Jones bought in to predictions he would obliterate Gustafsson, making for an unforeseen wake-up call when Jones got beaten up during the first two rounds at UFC 165 in Toronto. “I was hot, I was on a roll and I thought maybe he fought a lot like me, but he wasn’t me, so I didn’t train,” Jones says. “I didn’t train as hard as I should have. I was winning a lot of fights and being a wild dude, and it definitely caught up to me.”

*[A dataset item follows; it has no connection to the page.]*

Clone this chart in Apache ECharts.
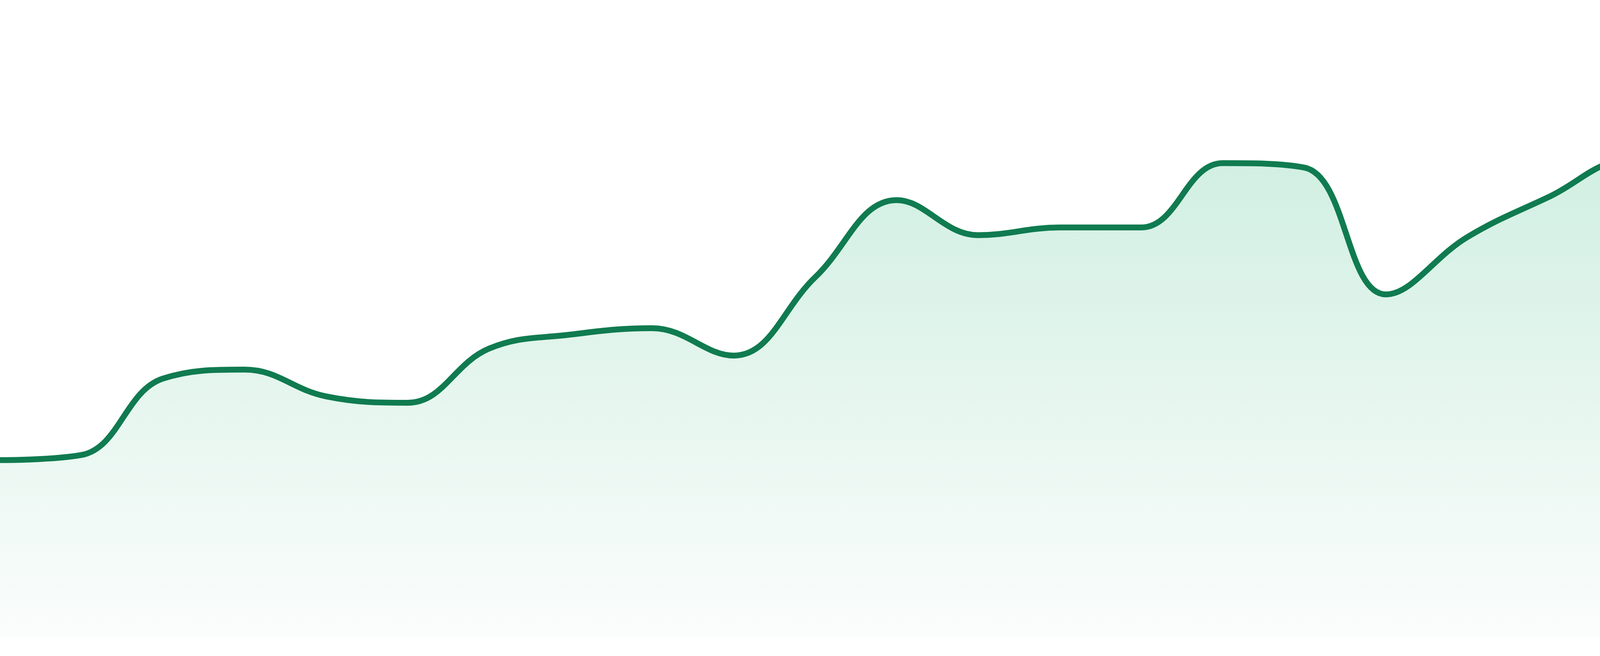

Jones has repeatedly expressed remorse for his criminal misdeeds, but he has not apologized for the performance-enhancing drug scandals. He doesn’t feel like he should have to, and the United States Anti-Doping Agency supports that stance, to an extent. The overseers of the UFC’s drug policy ruled that Jones never “intentionally” cheated. USADA confirmed the source of the first failed test to be a sexual enhancement pill.

It never confirmed the root of the second failed test but did give Jones a reduced suspension—15 months instead of the maximum four years—partly out of a belief that a tainted supplement was at fault. “You and I both know there is a large number of people that still have doubts,” California State Athletic commissioner Martha Shen-Urquidez told Jones at a hearing to reinstate his fighting license earlier this month. “They are out there, and it’s not just a little bit of doubt. There are people who have serious doubts over this. I, for one, would like to put those doubts to sleep and put them away once and for all, for people to believe that you are that talented, you are the greatest and can win a fight just clean.”

That was part of a plea to Jones to undergo extra drug testing. He has neither accepted nor denied the request, and is under no obligation to do so. He vows he has always been clean and will do everything in his power to avoid falling into the same type of controversy that has plagued his career to this point.

“It was a nightmare to go through,” Jones says. “So glad it’s over. I’m just focusing on the positives in life, like having my job back and getting back on that mission when I first joined the UFC, which is being the greatest fighter ever.”